The Garment 10 Corporation has diversified its distribution networks, expanded sales networks through agents and developed shopping chains at commercial centres and major supermarkets. 

It is also pouring money into designing and advertising to broaden both its domestic and foreign markets, giving priority to human and capital resources for domestic markets. In addition, the company aims to develop new products under the ‘GRUSZ’ name as well as other lines for the Garment 10 trademark. 

Phan Van Kiet, Vice General Director of the Viet Tien Garment Company, says economic difficulties in 2013 will remain and affect Vietnamese and global purchasing power. Competition between garment businesses will become fiercer both at home and abroad. 

Viet Tien intends to strengthen research and the application of advanced technologies for production, implement comprehensive measures to make new products, and create its own advantages to corner the market and sharpen its competitive edge, Kiet says. 

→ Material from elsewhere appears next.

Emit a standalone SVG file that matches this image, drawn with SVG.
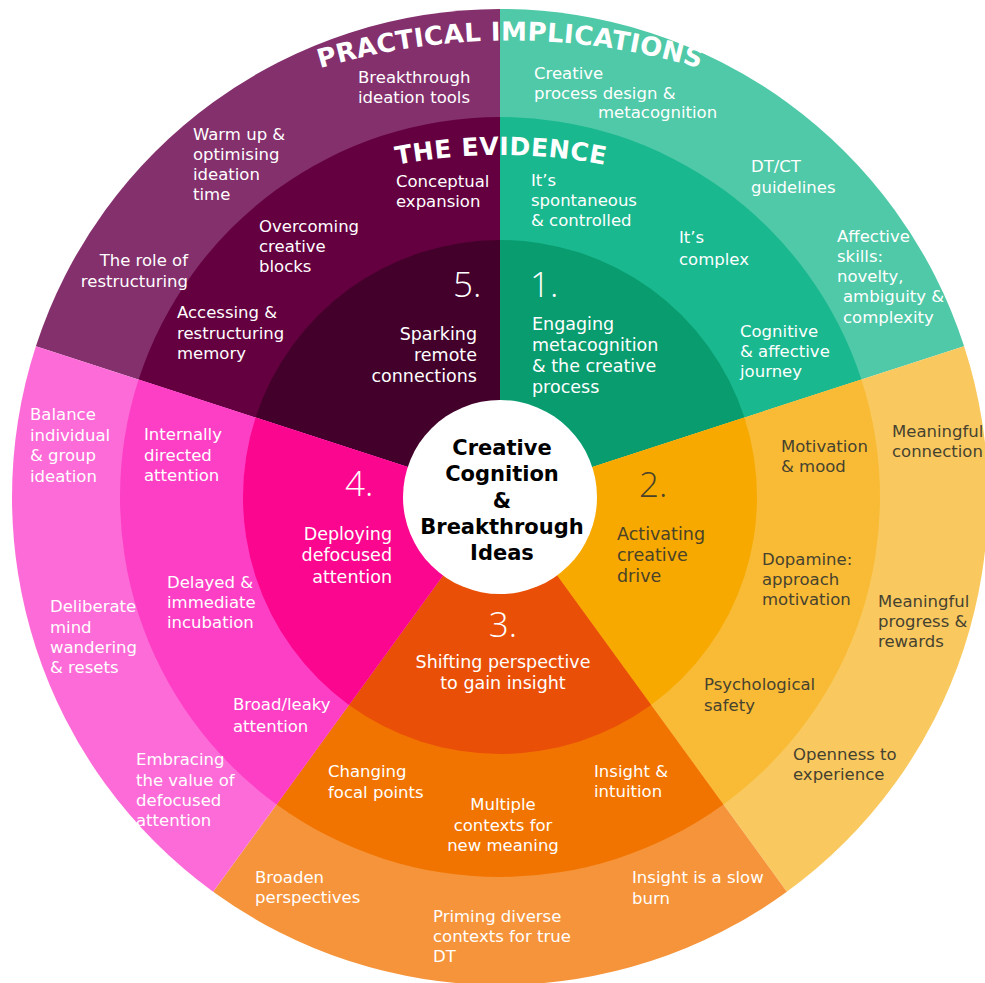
<svg xmlns="http://www.w3.org/2000/svg" width="985" height="983" viewBox="0 0 985 983">
  <defs>
    <style>
      text { font-family: "DejaVu Sans", "Open Sans", sans-serif; }
      .t { font-size: 16.5px; fill: #ffffff; }
      .d { fill: #46422f; }
      .m { font-size: 17.5px; fill: #ffffff; }
      .md { font-size: 17.5px; fill: #4a4229; }
      .n { font-family: "Open Sans", "DejaVu Sans", sans-serif; font-size: 35px; font-weight: 300; fill: #ffffff; }
      .nd { font-family: "Open Sans", "DejaVu Sans", sans-serif; font-size: 35px; font-weight: 300; fill: #4a4229; }
      .hd { font-family: "DejaVu Sans", sans-serif; font-weight: bold; fill: #ffffff; }
      .c { font-family: "DejaVu Sans", sans-serif; font-weight: bold; font-size: 21px; fill: #000000; text-anchor: middle; }
      .e { text-anchor: end; }
      .mid { text-anchor: middle; }
    </style>
    <!-- arcs that carry the two ring titles -->
    <path id="arcOuter" d="M210,112.6 A660,660 0 0 1 810,112.6"/>
    <path id="arcMiddle" d="M301,192.6 A550,550 0 0 1 701,192.6"/>
  </defs>

  <rect width="985" height="983" fill="#ffffff"/>

  <!-- 5. Sparking remote connections (purple) -->
  <g id="segment-5">
    <path d="M500,497 L35.89,346.20 A488,488 0 0 1 500,9 Z" fill="#84306d"/>
    <path d="M500,497 L138.60,379.57 A380,380 0 0 1 500,117 Z" fill="#650040"/>
    <path d="M500,497 L255.58,417.58 A257,257 0 0 1 500,240 Z" fill="#43002b"/>
    <text class="t"><tspan x="358" y="83">Breakthrough</tspan><tspan x="358" y="103">ideation tools</tspan></text>
    <text class="t"><tspan x="193" y="140">Warm up &amp;</tspan><tspan x="193" y="160">optimising</tspan><tspan x="193" y="180">ideation</tspan><tspan x="193" y="200">time</tspan></text>
    <text class="t e"><tspan x="188" y="266">The role of</tspan><tspan x="188" y="287">restructuring</tspan></text>
    <text class="t"><tspan x="396" y="187">Conceptual</tspan><tspan x="396" y="207">expansion</tspan></text>
    <text class="t"><tspan x="259" y="232">Overcoming</tspan><tspan x="259" y="252">creative</tspan><tspan x="259" y="272">blocks</tspan></text>
    <text class="t"><tspan x="177" y="318">Accessing &amp;</tspan><tspan x="177" y="339">restructuring</tspan><tspan x="177" y="359">memory</tspan></text>
    <text class="n" x="453" y="297">5.</text>
    <text class="m e"><tspan x="477" y="340">Sparking</tspan><tspan x="477" y="361">remote</tspan><tspan x="477" y="382">connections</tspan></text>
  </g>

  <!-- 1. Engaging metacognition (green) -->
  <g id="segment-1">
    <path d="M500,497 L500,9 A488,488 0 0 1 964.11,346.20 Z" fill="#4fc9a8"/>
    <path d="M500,497 L500,117 A380,380 0 0 1 861.40,379.57 Z" fill="#19b88f"/>
    <path d="M500,497 L500,240 A257,257 0 0 1 744.42,417.58 Z" fill="#099c6f"/>
    <text class="t"><tspan x="534" y="79">Creative</tspan><tspan x="534" y="99">process design &amp;</tspan><tspan x="598" y="118">metacognition</tspan></text>
    <text class="t"><tspan x="751" y="172">DT/CT</tspan><tspan x="751" y="193">guidelines</tspan></text>
    <text class="t"><tspan x="837" y="242">Affective</tspan><tspan x="837" y="262">skills:</tspan><tspan x="837" y="282">novelty,</tspan><tspan x="843" y="302">ambiguity &amp;</tspan><tspan x="843" y="323">complexity</tspan></text>
    <text class="t"><tspan x="531" y="186">It’s</tspan><tspan x="531" y="206">spontaneous</tspan><tspan x="531" y="226">&amp; controlled</tspan></text>
    <text class="t"><tspan x="679" y="243">It’s</tspan><tspan x="679" y="265">complex</tspan></text>
    <text class="t"><tspan x="740" y="337">Cognitive</tspan><tspan x="740" y="357">&amp; affective</tspan><tspan x="740" y="377">journey</tspan></text>
    <text class="n" x="530" y="297">1.</text>
    <text class="m"><tspan x="532" y="330">Engaging</tspan><tspan x="532" y="351">metacognition</tspan><tspan x="532" y="372">&amp; the creative</tspan><tspan x="532" y="393">process</tspan></text>
  </g>

  <!-- 2. Activating creative drive (yellow) -->
  <g id="segment-2">
    <path d="M500,497 L964.11,346.20 A488,488 0 0 1 786.84,891.80 Z" fill="#f9c95f"/>
    <path d="M500,497 L861.40,379.57 A380,380 0 0 1 723.36,804.43 Z" fill="#f9bb35"/>
    <path d="M500,497 L744.42,417.58 A257,257 0 0 1 651.06,704.92 Z" fill="#f7a900"/>
    <text class="t d"><tspan x="892" y="437">Meaningful</tspan><tspan x="892" y="457">connection</tspan></text>
    <text class="t d"><tspan x="878" y="607">Meaningful</tspan><tspan x="878" y="627">progress &amp;</tspan><tspan x="878" y="647">rewards</tspan></text>
    <text class="t d"><tspan x="793" y="760">Openness to</tspan><tspan x="793" y="780">experience</tspan></text>
    <text class="t d"><tspan x="781" y="452">Motivation</tspan><tspan x="781" y="472">&amp; mood</tspan></text>
    <text class="t d"><tspan x="762" y="565">Dopamine:</tspan><tspan x="762" y="585">approach</tspan><tspan x="762" y="605">motivation</tspan></text>
    <text class="t d"><tspan x="704" y="690">Psychological</tspan><tspan x="704" y="711">safety</tspan></text>
    <text class="nd" x="639" y="497">2.</text>
    <text class="md"><tspan x="617" y="540">Activating</tspan><tspan x="617" y="561">creative</tspan><tspan x="617" y="582">drive</tspan></text>
  </g>

  <!-- 3. Shifting perspective (orange) -->
  <g id="segment-3">
    <path d="M500,497 L786.84,891.80 A488,488 0 0 1 213.16,891.80 Z" fill="#f5943a"/>
    <path d="M500,497 L723.36,804.43 A380,380 0 0 1 276.64,804.43 Z" fill="#f27400"/>
    <path d="M500,497 L651.06,704.92 A257,257 0 0 1 348.94,704.92 Z" fill="#ea4f08"/>
    <text class="t"><tspan x="255" y="883">Broaden</tspan><tspan x="255" y="903">perspectives</tspan></text>
    <text class="t"><tspan x="433" y="922">Priming diverse</tspan><tspan x="433" y="942">contexts for true</tspan><tspan x="433" y="962">DT</tspan></text>
    <text class="t"><tspan x="632" y="883">Insight is a slow</tspan><tspan x="632" y="904">burn</tspan></text>
    <text class="t"><tspan x="328" y="777">Changing</tspan><tspan x="328" y="798">focal points</tspan></text>
    <text class="t mid"><tspan x="503" y="810">Multiple</tspan><tspan x="503" y="831">contexts for</tspan><tspan x="503" y="851">new meaning</tspan></text>
    <text class="t"><tspan x="594" y="777">Insight &amp;</tspan><tspan x="594" y="797">intuition</tspan></text>
    <text class="n mid" x="503" y="637">3.</text>
    <text class="m mid"><tspan x="503" y="668">Shifting perspective</tspan><tspan x="503" y="689">to gain insight</tspan></text>
  </g>

  <!-- 4. Deploying defocused attention (pink) -->
  <g id="segment-4">
    <path d="M500,497 L213.16,891.80 A488,488 0 0 1 35.89,346.20 Z" fill="#fc6bd7"/>
    <path d="M500,497 L276.64,804.43 A380,380 0 0 1 138.60,379.57 Z" fill="#fd3fc6"/>
    <path d="M500,497 L348.94,704.92 A257,257 0 0 1 255.58,417.58 Z" fill="#fb068e"/>
    <text class="t"><tspan x="30" y="420">Balance</tspan><tspan x="30" y="441">individual</tspan><tspan x="30" y="461">&amp; group</tspan><tspan x="30" y="482">ideation</tspan></text>
    <text class="t"><tspan x="50" y="612">Deliberate</tspan><tspan x="50" y="633">mind</tspan><tspan x="50" y="653">wandering</tspan><tspan x="50" y="673">&amp; resets</tspan></text>
    <text class="t"><tspan x="136" y="765">Embracing</tspan><tspan x="136" y="786">the value of</tspan><tspan x="136" y="806">defocused</tspan><tspan x="136" y="826">attention</tspan></text>
    <text class="t"><tspan x="144" y="440">Internally</tspan><tspan x="144" y="461">directed</tspan><tspan x="144" y="481">attention</tspan></text>
    <text class="t"><tspan x="167" y="588">Delayed &amp;</tspan><tspan x="167" y="608">immediate</tspan><tspan x="167" y="628">incubation</tspan></text>
    <text class="t"><tspan x="233" y="710">Broad/leaky</tspan><tspan x="233" y="732">attention</tspan></text>
    <text class="n" x="345" y="496">4.</text>
    <text class="m e"><tspan x="392" y="540">Deploying</tspan><tspan x="392" y="561">defocused</tspan><tspan x="392" y="583">attention</tspan></text>
  </g>

  <!-- ring titles -->
  <g id="ring-titles">
    <text class="hd" font-size="26" letter-spacing="0.3"><textPath href="#arcOuter" startOffset="50%" text-anchor="middle">PRACTICAL IMPLICATIONS</textPath></text>
    <text class="hd" font-size="25" letter-spacing="0.5"><textPath href="#arcMiddle" startOffset="50%" text-anchor="middle">THE EVIDENCE</textPath></text>
  </g>

  <!-- hub -->
  <g id="center">
    <circle cx="500" cy="497" r="97" fill="#ffffff"/>
    <text class="c"><tspan x="502" y="455">Creative</tspan><tspan x="502" y="481">Cognition</tspan><tspan x="502" y="508">&amp;</tspan><tspan x="502" y="534">Breakthrough</tspan><tspan x="502" y="560">Ideas</tspan></text>
  </g>
</svg>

Through its nationwide distribution networks, Viet Tien will continue to build its development strategy, focusing on its key products, and begin producing new items such as school uniforms and office wear to stimulate domestic consumption. 

Many other garment businesses say that Vietnamese garments have a sharper competitive edge than those from regional countries like India, China and Bangladesh. However, in the current hard economic times, expanding into the domestic market is an essential solution. 

Large Vietnamese garment businesses’ advantage of special designs and their knowledge of local tastes can make it easier for them to meet the demands of domestic clients.